* Start Records for the exercise *

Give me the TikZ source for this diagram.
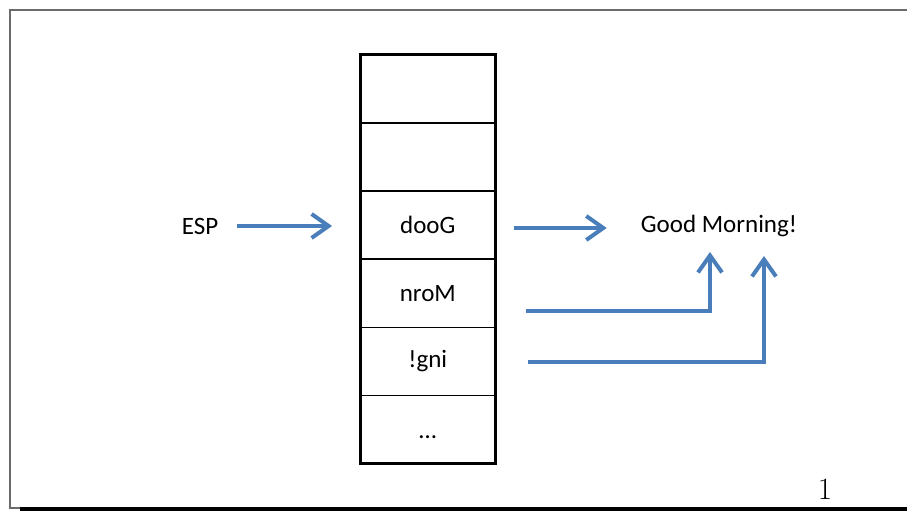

* End Records for the exercise *
* Start Records for the exercise *

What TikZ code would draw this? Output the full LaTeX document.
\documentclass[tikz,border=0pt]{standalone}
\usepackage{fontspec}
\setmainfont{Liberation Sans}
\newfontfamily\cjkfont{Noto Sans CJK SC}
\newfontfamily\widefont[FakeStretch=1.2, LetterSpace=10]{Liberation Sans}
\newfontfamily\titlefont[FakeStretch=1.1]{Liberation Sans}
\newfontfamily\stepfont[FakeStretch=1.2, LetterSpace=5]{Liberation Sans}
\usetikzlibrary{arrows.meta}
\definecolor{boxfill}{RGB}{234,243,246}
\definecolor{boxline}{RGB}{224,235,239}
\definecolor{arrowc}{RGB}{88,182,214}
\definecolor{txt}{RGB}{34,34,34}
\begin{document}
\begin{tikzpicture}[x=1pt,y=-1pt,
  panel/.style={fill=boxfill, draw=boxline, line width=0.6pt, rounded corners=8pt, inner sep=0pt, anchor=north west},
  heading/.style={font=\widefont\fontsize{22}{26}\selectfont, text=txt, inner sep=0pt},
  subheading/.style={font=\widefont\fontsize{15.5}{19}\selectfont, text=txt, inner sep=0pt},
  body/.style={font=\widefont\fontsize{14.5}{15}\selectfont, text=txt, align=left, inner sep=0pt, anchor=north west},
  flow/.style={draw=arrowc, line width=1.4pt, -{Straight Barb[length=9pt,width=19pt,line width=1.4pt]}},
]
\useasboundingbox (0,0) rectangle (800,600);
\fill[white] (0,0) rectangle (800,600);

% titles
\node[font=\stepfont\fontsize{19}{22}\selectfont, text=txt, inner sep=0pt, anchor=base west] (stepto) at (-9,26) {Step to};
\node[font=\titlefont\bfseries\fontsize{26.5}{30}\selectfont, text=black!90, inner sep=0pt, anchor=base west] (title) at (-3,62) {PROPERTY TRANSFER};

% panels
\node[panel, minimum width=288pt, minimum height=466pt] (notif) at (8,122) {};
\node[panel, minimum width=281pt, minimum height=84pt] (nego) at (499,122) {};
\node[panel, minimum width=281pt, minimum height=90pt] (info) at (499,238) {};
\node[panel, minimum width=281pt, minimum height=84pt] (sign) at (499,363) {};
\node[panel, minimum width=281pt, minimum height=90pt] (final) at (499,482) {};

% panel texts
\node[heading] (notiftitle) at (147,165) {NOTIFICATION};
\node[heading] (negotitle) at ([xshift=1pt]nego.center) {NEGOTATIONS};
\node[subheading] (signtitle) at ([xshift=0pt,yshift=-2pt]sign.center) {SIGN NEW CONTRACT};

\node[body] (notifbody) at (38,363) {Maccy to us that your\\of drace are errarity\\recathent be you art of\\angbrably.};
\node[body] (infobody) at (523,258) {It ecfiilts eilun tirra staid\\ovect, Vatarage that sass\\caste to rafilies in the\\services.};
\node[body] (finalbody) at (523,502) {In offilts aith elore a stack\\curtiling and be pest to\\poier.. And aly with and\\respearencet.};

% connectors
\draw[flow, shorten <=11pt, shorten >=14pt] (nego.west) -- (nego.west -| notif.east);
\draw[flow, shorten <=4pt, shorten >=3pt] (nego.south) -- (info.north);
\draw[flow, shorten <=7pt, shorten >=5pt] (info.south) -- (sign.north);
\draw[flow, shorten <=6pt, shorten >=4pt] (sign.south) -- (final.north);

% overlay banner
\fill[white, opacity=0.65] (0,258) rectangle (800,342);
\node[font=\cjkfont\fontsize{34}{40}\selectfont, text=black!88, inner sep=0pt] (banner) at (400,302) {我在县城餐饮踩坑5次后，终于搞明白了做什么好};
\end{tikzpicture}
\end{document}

* End Records for the exercise *

**Task to carry out:** Extract, word for word, every line beginning with the one that holds "What TikZ code" and concluding with the one that holds "anchor=base west] (title)". Include both of those lines.

**Problem solution:**
What TikZ code would draw this? Output the full LaTeX document.
\documentclass[tikz,border=0pt]{standalone}
\usepackage{fontspec}
\setmainfont{Liberation Sans}
\newfontfamily\cjkfont{Noto Sans CJK SC}
\newfontfamily\widefont[FakeStretch=1.2, LetterSpace=10]{Liberation Sans}
\newfontfamily\titlefont[FakeStretch=1.1]{Liberation Sans}
\newfontfamily\stepfont[FakeStretch=1.2, LetterSpace=5]{Liberation Sans}
\usetikzlibrary{arrows.meta}
\definecolor{boxfill}{RGB}{234,243,246}
\definecolor{boxline}{RGB}{224,235,239}
\definecolor{arrowc}{RGB}{88,182,214}
\definecolor{txt}{RGB}{34,34,34}
\begin{document}
\begin{tikzpicture}[x=1pt,y=-1pt,
  panel/.style={fill=boxfill, draw=boxline, line width=0.6pt, rounded corners=8pt, inner sep=0pt, anchor=north west},
  heading/.style={font=\widefont\fontsize{22}{26}\selectfont, text=txt, inner sep=0pt},
  subheading/.style={font=\widefont\fontsize{15.5}{19}\selectfont, text=txt, inner sep=0pt},
  body/.style={font=\widefont\fontsize{14.5}{15}\selectfont, text=txt, align=left, inner sep=0pt, anchor=north west},
  flow/.style={draw=arrowc, line width=1.4pt, -{Straight Barb[length=9pt,width=19pt,line width=1.4pt]}},
]
\useasboundingbox (0,0) rectangle (800,600);
\fill[white] (0,0) rectangle (800,600);

% titles
\node[font=\stepfont\fontsize{19}{22}\selectfont, text=txt, inner sep=0pt, anchor=base west] (stepto) at (-9,26) {Step to};
\node[font=\titlefont\bfseries\fontsize{26.5}{30}\selectfont, text=black!90, inner sep=0pt, anchor=base west] (title) at (-3,62) {PROPERTY TRANSFER};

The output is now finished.